In preparation discussions for out talk at this years Cloud Storage Services for Synchronization and Sharing (CS3) conference we also briefly discussed the Solid project. And since Solid nicely fits with our values of keeping your data under your control and digital sovereignty we had to idea to put some of the discussed ideas into a blog.
What is Solid?
Solid is a project lead by “the inventor of the Web”, Sir Tim Berners-Lee and its goal is to build an infrastructure, where users can store their data in a secure and decentralised manner in so called “Pods”. The data inside of a pod is accessed via the “Solid Protocol”, which also takes care of who exactly has access to said data.
In addition to serving simple file blobs like images, videos and documents the aim of Solid is to promote the idea of the “linked data model”, which means storing data in open standardised formats, which are machine readable and allow to connect the data of multiple users in a meaningful way.
What would that mean for the Kopano Groupware?
Looking at the current Kopano architecture there are two locations where such a pod could be deployed. The first pod would be part of Kopano Konnect, which managed your identiy and is already an OpenID Connect based authentification provider. For this Konnect would need to be extended to support WebID, which is the authentification layer used in Solid. Luckily with WebID-OIDC there is a WebID variant that is already fully based on OpenID Connect.

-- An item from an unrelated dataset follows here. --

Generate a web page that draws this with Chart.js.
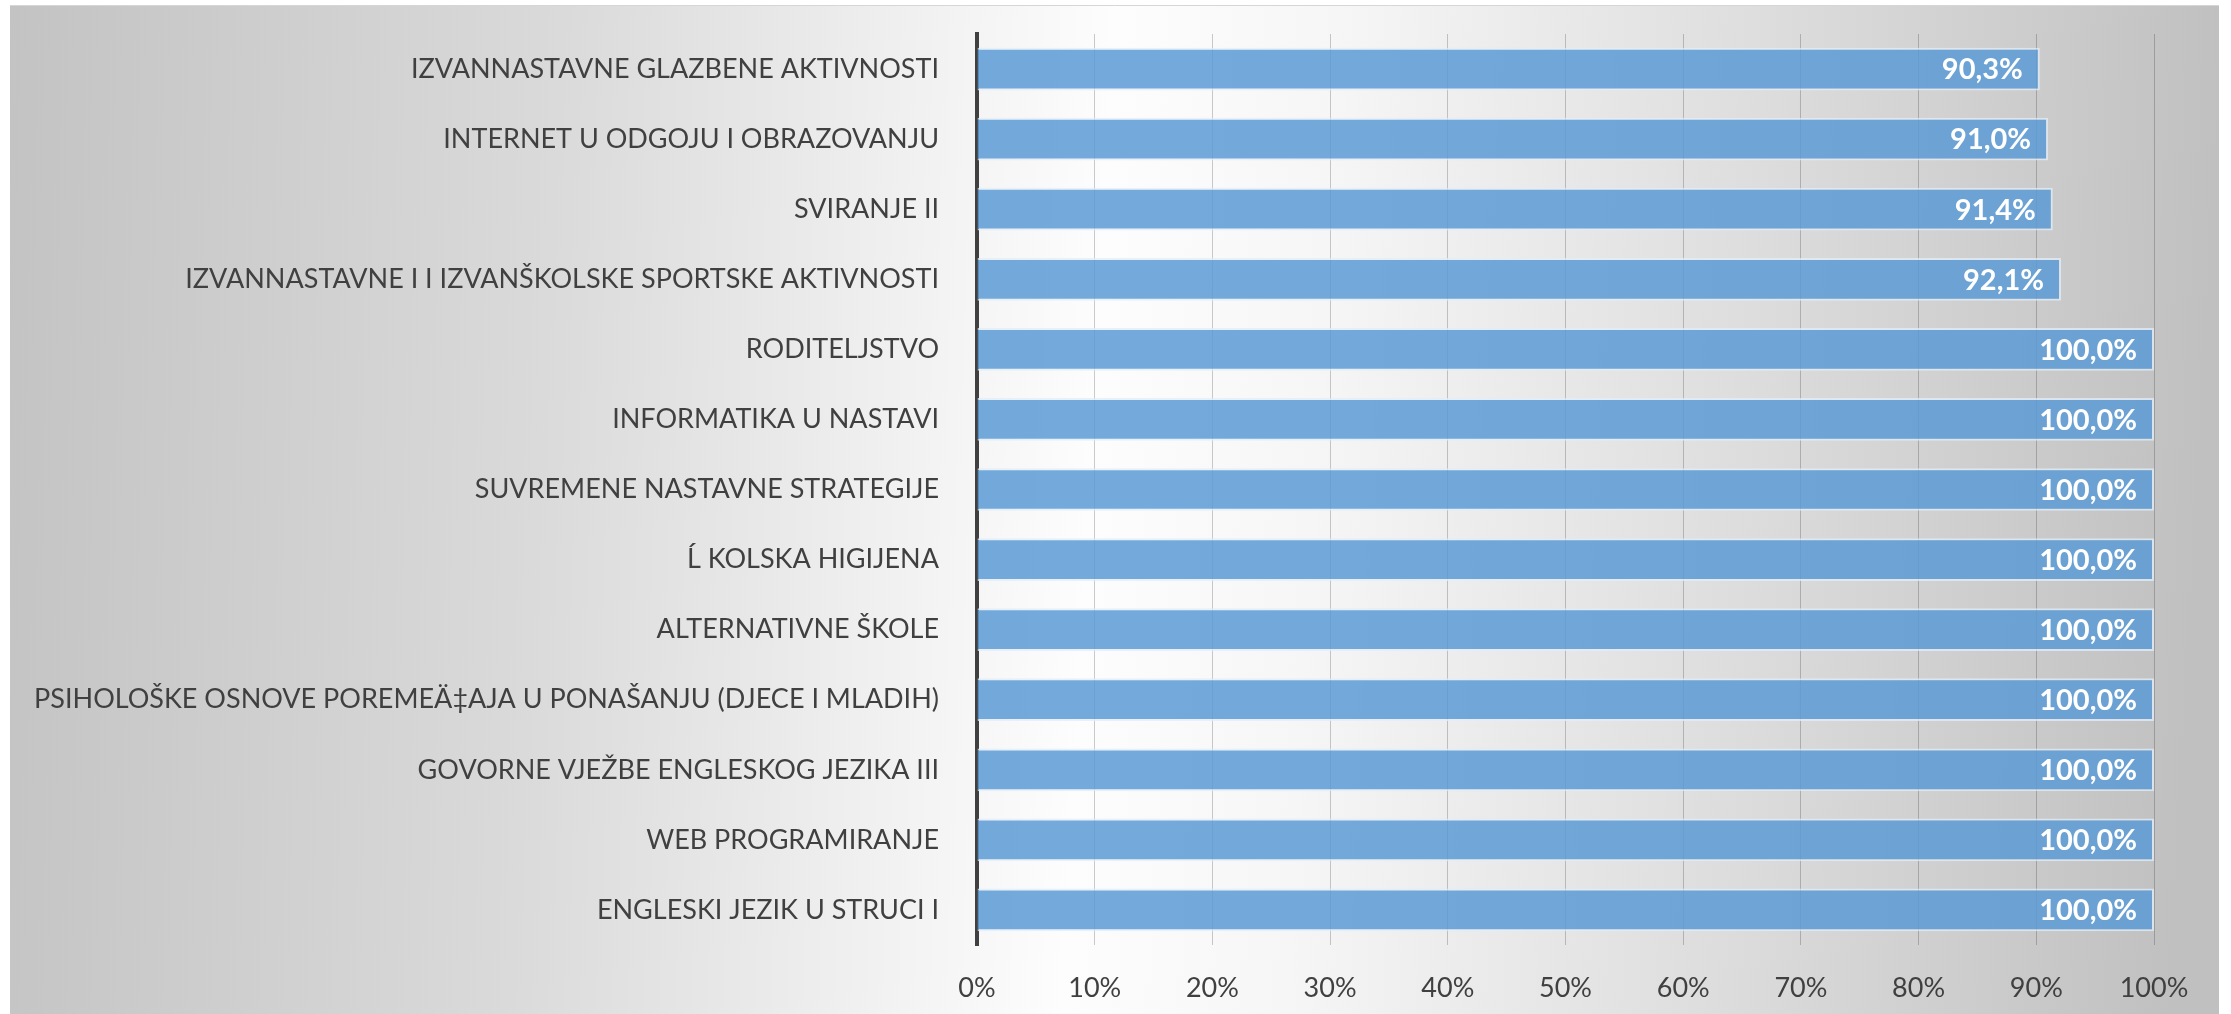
<!DOCTYPE html>
<html>
<head>
<meta charset="utf-8">
<script src="https://cdn.jsdelivr.net/npm/chart.js@4.4.1/dist/chart.umd.min.js"></script>
<style>
    html, body { margin: 0; padding: 0; background: #fff; }
    #wrap { width: 2231px; height: 1014px; }
</style>
</head>
<body>
<div id="wrap"><canvas id="courseChart" width="2231" height="1014"></canvas></div>
<script>
const courseLabels = [
    'IZVANNASTAVNE GLAZBENE AKTIVNOSTI',
    'INTERNET U ODGOJU I OBRAZOVANJU',
    'SVIRANJE II',
    'IZVANNASTAVNE I I IZVANŠKOLSKE SPORTSKE AKTIVNOSTI',
    'RODITELJSTVO',
    'INFORMATIKA U NASTAVI',
    'SUVREMENE NASTAVNE STRATEGIJE',
    'Ĺ KOLSKA HIGIJENA',
    'ALTERNATIVNE ŠKOLE',
    'PSIHOLOŠKE OSNOVE POREMEÄ‡AJA U PONAŠANJU (DJECE I MLADIH)',
    'GOVORNE VJEŽBE ENGLESKOG JEZIKA III',
    'WEB PROGRAMIRANJE',
    'ENGLESKI JEZIK U STRUCI I'
];
const passRates = [90.3, 91.0, 91.4, 92.1, 100, 100, 100, 100, 100, 100, 100, 100, 100];
const axisMin = 0;
const axisMax = 100;
const axisStep = 10;

const FONT = 'Lato, "Open Sans", sans-serif';

function formatPct(v) {
    return v.toFixed(1).replace('.', ',') + '%';
}

// gradient backdrop like the office chart area
const backdrop = {
    id: 'backdrop',
    beforeDraw(chart) {
        const ctx = chart.ctx;
        const w = chart.width, h = chart.height;
        ctx.save();
        ctx.fillStyle = '#ffffff';
        ctx.fillRect(0, 0, w, h);
        const x0 = 10, y0 = 5, x1 = 2219, y1 = h;
        const g = ctx.createLinearGradient(x0, 0, x1, 120);
        g.addColorStop(0, '#c3c3c3');
        g.addColorStop(0.25, '#dadada');
        g.addColorStop(0.5, '#fdfdfd');
        g.addColorStop(0.6, '#f6f6f6');
        g.addColorStop(0.8, '#dcdcdc');
        g.addColorStop(1, '#c0c0c0');
        ctx.fillStyle = g;
        ctx.fillRect(x0, y0, x1 - x0, y1 - y0);
        ctx.strokeStyle = '#d6d6d6';
        ctx.lineWidth = 1;
        ctx.beginPath();
        ctx.moveTo(x0, y0 + 0.5);
        ctx.lineTo(x1, y0 + 0.5);
        ctx.stroke();
        ctx.restore();
    }
};

const valueLabels = {
    id: 'valueLabels',
    afterDatasetsDraw(chart) {
        const ctx = chart.ctx;
        const meta = chart.getDatasetMeta(0);
        ctx.save();
        ctx.fillStyle = '#ffffff';
        ctx.font = 'bold 29px ' + FONT;
        ctx.textAlign = 'right';
        ctx.textBaseline = 'middle';
        meta.data.forEach((bar, i) => {
            ctx.fillText(formatPct(passRates[i]), bar.x - 17, bar.y + 1);
        });
        ctx.restore();
    }
};

new Chart(document.getElementById('courseChart'), {
    type: 'bar',
    data: {
        labels: courseLabels,
        datasets: [{
            data: passRates,
            backgroundColor: 'rgba(91, 155, 213, 0.85)',
            borderColor: 'rgba(225, 237, 248, 0.75)',
            borderWidth: 2,
            categoryPercentage: 1,
            barPercentage: 0.61
        }]
    },
    options: {
        indexAxis: 'y',
        responsive: false,
        animation: false,
        layout: { padding: { top: 34, right: 77, left: 0, bottom: 0 } },
        plugins: {
            legend: { display: false },
            tooltip: { enabled: false }
        },
        scales: {
            x: {
                min: axisMin,
                max: axisMax,
                border: { display: false },
                grid: {
                    color: 'rgba(0, 0, 0, 0.2)',
                    lineWidth: 1,
                    drawTicks: false
                },
                ticks: {
                    stepSize: axisStep,
                    padding: 27,
                    color: '#404040',
                    font: { family: FONT, size: 27 },
                    callback: v => v + '%'
                },
                afterFit(scale) { scale.height = 1014 - 945; }
            },
            y: {
                z: 1,
                border: { display: true, color: '#404040', width: 4 },
                grid: { display: false, drawTicks: false },
                ticks: {
                    padding: 38,
                    color: '#404040',
                    font: { family: FONT, size: 27 }
                },
                afterFit(scale) {
                    scale.width = 977;
                    scale.paddingTop = 0;
                    scale.paddingBottom = 0;
                }
            }
        }
    },
    plugins: [backdrop, valueLabels]
});
</script>
</body>
</html>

The second place for such a pod would be alongside kopano-server, which manages access to your groupware data. This could be a new component that publishes a minimal subset the the Solid protocol, and the rest of the data exchange could then be done with the Microsoft Graph compatible RestAPI of Kopano. With these two components in place Kopano users would not only be able to log in to applications supporting Solid for decentralised logins, but also use their data in these applications.

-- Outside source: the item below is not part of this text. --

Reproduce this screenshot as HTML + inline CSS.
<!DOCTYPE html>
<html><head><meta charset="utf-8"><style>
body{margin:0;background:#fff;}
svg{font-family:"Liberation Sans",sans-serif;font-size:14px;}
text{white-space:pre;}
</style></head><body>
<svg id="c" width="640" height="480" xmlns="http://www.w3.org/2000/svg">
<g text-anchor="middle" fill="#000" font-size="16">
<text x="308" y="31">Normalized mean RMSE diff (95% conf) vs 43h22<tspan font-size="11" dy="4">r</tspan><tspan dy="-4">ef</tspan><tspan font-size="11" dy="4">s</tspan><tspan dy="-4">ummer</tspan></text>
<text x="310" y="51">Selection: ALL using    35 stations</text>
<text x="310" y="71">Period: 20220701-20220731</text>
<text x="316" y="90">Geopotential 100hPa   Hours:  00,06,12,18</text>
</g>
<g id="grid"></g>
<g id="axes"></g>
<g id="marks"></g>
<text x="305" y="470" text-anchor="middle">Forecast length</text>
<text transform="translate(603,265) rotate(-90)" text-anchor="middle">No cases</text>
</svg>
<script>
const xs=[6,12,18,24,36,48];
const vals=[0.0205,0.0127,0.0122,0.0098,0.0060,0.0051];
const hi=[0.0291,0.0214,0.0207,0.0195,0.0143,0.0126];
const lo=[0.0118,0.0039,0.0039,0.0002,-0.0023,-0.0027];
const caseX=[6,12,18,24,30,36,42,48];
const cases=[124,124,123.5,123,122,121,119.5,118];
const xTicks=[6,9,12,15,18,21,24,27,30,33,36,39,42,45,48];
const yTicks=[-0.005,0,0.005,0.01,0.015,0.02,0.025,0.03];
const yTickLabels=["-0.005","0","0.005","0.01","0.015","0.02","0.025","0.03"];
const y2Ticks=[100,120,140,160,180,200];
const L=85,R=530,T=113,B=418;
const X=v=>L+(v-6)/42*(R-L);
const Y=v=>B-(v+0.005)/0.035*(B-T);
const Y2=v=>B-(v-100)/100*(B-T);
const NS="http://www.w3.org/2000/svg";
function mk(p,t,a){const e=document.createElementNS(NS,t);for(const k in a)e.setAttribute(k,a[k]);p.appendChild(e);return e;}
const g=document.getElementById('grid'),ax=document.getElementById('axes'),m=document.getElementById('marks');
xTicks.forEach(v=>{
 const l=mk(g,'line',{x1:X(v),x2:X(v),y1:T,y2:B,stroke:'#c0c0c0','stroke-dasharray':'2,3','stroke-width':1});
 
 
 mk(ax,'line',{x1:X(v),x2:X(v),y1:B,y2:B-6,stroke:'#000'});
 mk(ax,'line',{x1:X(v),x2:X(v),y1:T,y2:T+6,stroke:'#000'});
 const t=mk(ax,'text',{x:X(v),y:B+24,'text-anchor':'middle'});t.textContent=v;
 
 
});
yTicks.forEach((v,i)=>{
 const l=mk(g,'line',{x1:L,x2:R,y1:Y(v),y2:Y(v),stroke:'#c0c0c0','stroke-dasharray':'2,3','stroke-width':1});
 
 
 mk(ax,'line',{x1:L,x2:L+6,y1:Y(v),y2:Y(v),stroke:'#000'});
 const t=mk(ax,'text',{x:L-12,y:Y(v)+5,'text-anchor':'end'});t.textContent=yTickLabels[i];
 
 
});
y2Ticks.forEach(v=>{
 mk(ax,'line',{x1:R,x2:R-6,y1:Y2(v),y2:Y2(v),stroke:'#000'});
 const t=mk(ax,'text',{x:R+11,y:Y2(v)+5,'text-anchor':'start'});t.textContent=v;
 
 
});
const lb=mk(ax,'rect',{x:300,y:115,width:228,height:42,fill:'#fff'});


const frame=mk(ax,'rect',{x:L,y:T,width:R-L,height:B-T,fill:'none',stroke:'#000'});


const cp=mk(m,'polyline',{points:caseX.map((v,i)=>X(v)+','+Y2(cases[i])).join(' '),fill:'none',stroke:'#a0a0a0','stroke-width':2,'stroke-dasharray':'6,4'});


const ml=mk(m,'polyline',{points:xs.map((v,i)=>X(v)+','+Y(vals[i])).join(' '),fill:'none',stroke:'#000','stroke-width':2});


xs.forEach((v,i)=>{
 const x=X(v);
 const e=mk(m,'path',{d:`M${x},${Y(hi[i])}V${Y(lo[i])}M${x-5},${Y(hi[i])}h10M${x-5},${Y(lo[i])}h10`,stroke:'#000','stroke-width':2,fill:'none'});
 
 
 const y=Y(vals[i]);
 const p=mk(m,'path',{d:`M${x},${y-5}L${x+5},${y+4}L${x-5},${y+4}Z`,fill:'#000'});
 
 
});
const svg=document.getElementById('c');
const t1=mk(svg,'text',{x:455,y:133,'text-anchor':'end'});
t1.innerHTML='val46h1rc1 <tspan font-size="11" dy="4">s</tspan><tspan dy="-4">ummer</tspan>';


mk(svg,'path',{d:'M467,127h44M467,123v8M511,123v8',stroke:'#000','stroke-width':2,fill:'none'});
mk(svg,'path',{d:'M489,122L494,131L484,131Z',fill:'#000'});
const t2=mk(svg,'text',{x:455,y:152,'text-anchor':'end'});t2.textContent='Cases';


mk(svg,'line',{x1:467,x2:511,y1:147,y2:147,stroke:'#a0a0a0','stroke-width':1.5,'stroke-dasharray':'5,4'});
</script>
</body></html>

Use case: Planning group meetings
For one to one meetings we recently already blogged about Harmonizely, which makes use of Kopanos RestAPI to get access to your calendar and therefore only suggests remaining meeting times to someone seeking to plan a meeting with you. And while users on the same Kopano installation can use the free/busy data to easily identify when users would be free for a group meeting, what if you want to schedule group meetings with external participants?

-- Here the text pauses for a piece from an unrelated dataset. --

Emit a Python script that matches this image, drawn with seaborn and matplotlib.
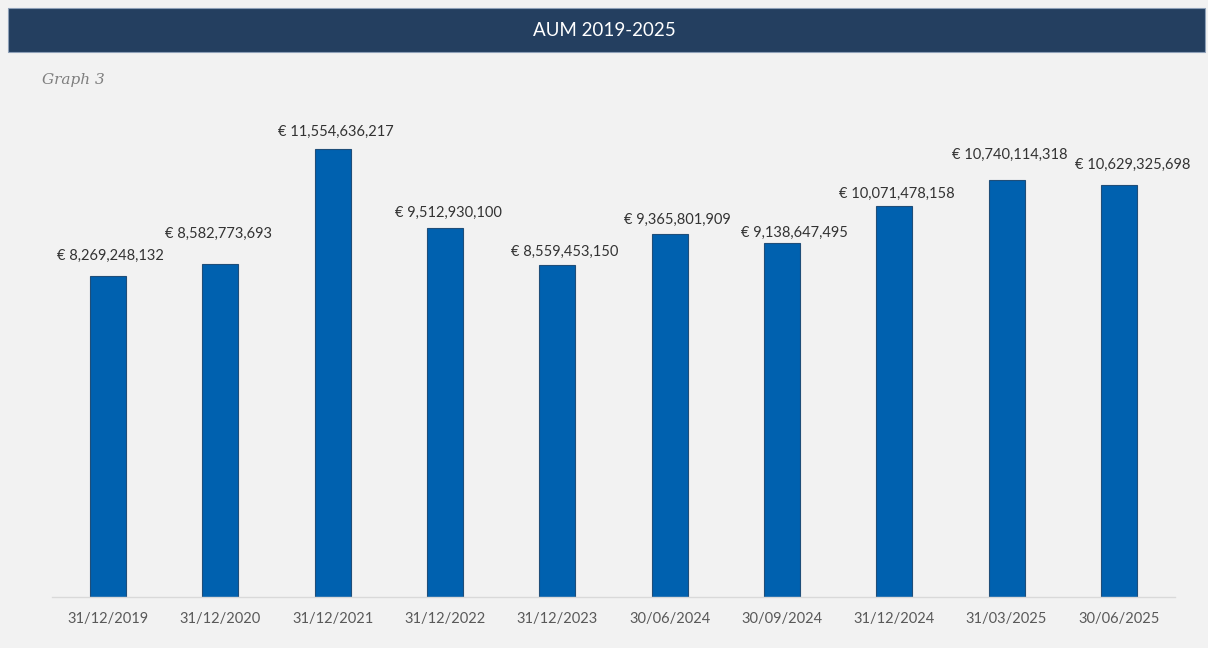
import matplotlib
matplotlib.use("Agg")
import matplotlib.pyplot as plt
import seaborn as sns
import pandas as pd
from matplotlib.patches import Rectangle

dates = ["31/12/2019", "31/12/2020", "31/12/2021", "31/12/2022", "31/12/2023",
         "30/06/2024", "30/09/2024", "31/12/2024", "31/03/2025", "30/06/2025"]
aum = [8269248132, 8582773693, 11554636217, 9512930100, 8559453150,
       9365801909, 9138647495, 10071478158, 10740114318, 10629325698]
title = "AUM 2019-2025"
subtitle = "Graph 3"

# manual data-label placement (pixels relative to bar top centre), as in the original
label_dx = [2, -2, 3, 3, 7.7, 7.5, 12, 3, 3.5, 14]
label_dy = [20, 29.7, 16.7, 14.7, 13, 14.3, 9.7, 12.7, 25.3, 20.3]

df = pd.DataFrame({"date": dates, "aum": aum})

sns.set_theme(style="white")
plt.rcParams["font.family"] = ["Lato", "DejaVu Sans"]

bg = "#F2F2F2"
fig = plt.figure(figsize=(12.08, 6.48), dpi=100, facecolor=bg)

# title bar
fig.patches.append(Rectangle((8/1208, 1-52/648), (1205-8)/1208, 44/648,
                             transform=fig.transFigure, facecolor="#243F60",
                             edgecolor="#8EA0B8", linewidth=0.8, zorder=0))
fig.text(0.5, 1-30/648, title, color="white", ha="center", va="center", fontsize=13.5)
fig.text(42/1208, 1-80/648, subtitle, color="#7F7F7F", ha="left", va="center",
         fontsize=11, style="italic", family=["DejaVu Serif"])

ax = fig.add_axes([52/1208, 1-597/648, (1175-52)/1208, (597-110)/648])
ax.set_facecolor(bg)
sns.barplot(data=df, x="date", y="aum", order=dates, color="#0061AF",
            width=0.32, edgecolor="#1F4E79", linewidth=0.8, saturation=1, ax=ax)
ax.set_ylim(0, 12.555e9)
ax.set_xlim(-0.5, len(dates)-0.5)
ax.set_xlabel("")
ax.set_ylabel("")
ax.set_yticks([])
for s in ["top", "right", "left"]:
    ax.spines[s].set_visible(False)
ax.spines["bottom"].set_color("#D9D9D9")
ax.spines["bottom"].set_linewidth(1)
ax.tick_params(axis="x", length=0, pad=11, labelsize=10.5, labelcolor="#595959")

for i, v in enumerate(aum):
    ax.annotate(f"€ {v:,.0f}", xy=(i, v), xytext=(label_dx[i], label_dy[i]),
                textcoords="offset pixels", ha="center", va="center",
                fontsize=10.5, color="#333333")

fig.savefig("out.png", dpi=100, facecolor=bg)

This is where Solid could come in. There are open source apps such as Framadata already, but all these apps require an organisator to manually enter appointments and participants to manually check their calendars and choose an option that fits them best. With a federated identity and calendar data accessible through Solid the participants of said meeting could use their own identity to sign into such a planning app and give the app access to their scheduling data, automatically suggesting dates that would still be free in their calendars. For future meetings the app could even retain access to the users schedule to directly disqualify dates that would not fit to the schedule of the users you want to invite.
Use case: File sharing
There are plenty solutions already that support simple sharing of files, such as ownCloud, Seafile and Nextcloud. These usually allow a user to share a link to a document and optionally protect the link with a password. If one of these solutions would integrate with a federated identity one would not need to resolve to send out an anonoymous link, but could instead send out a link that can only be opened by a given federated identity. Based on this identity the user could specify what the recipient could do with the shared file, like for example having only read access, or even write access to update it in a central location.
Conclusion
Nowadays data is stored in a lot of places and sadly you either have your own single island of authentification or you have to trust one of the few big tech corporations (like Google, Facebook, Microsoft and Amazon) to manage your identity for you. Solid can help not only in making sure to have ownership of ones one data, but with its decentralised identity can also help in connecting systems and data that would otherwise stay within a silo of its own.